Mining double-line spectroscopic candidates in the LAMOST medium-resolution spectroscopic survey using human-AI hybrid method

TL;DR

This paper presents a hybrid human-AI method combining cross-correlation and machine learning to efficiently identify double- and triple-line spectroscopic binaries in the LAMOST medium-resolution survey, discovering many new candidates.

Contribution

The study introduces a novel hybrid approach that enhances detection efficiency of spectroscopic binary candidates in large survey data, outperforming traditional methods.

Findings

Identified 27,164 double-line spectra and 3,124 triple-line spectra from nearly 30 million LAMOST spectra.

Discovered over 70% of SB2 and nearly 90% of SB3 candidates are new.

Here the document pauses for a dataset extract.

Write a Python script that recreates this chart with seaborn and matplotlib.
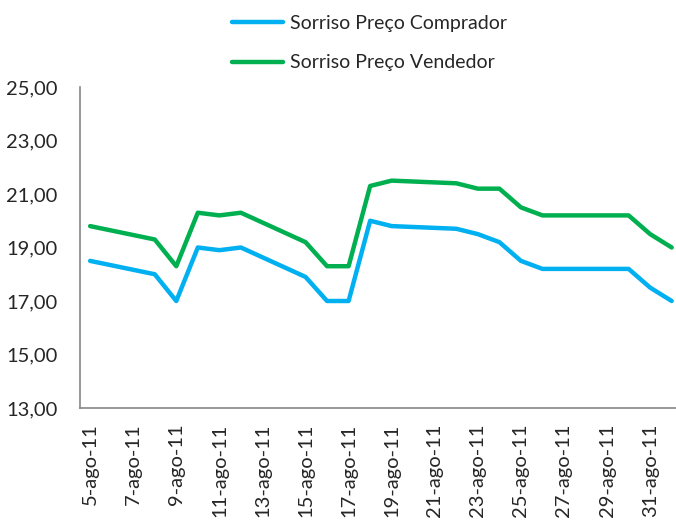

Method reduces detection time and visual inspection effort by a factor of four.

Abstract

We utilize a hybrid approach that integrates the traditional cross-correlation function (CCF) and machine learning to detect spectroscopic multi-systems, specifically focusing on double-line spectroscopic binary (SB2). Based on the ninth data release (DR9) of the Large Sky Area Multi-Object Fiber Spectroscopic Telescope (LAMOST), which includes a medium-resolution survey (MRS) containing 29,920,588 spectra, we identify 27,164 double-line and 3124 triple-line spectra, corresponding to 7096 SB2 candidates and 1903 triple-line spectroscopic binary (SB3) candidates, respectively, representing about 1% of the selection dataset from LAMOST-MRS DR9. Notably, 70.1% of the SB2 candidates and 89.6% of the SB3 candidates are newly identified. Compared to using only the traditional CCF technique, our method significantly improves the efficiency of detecting SB2, saves time on visual inspections by a factor of four.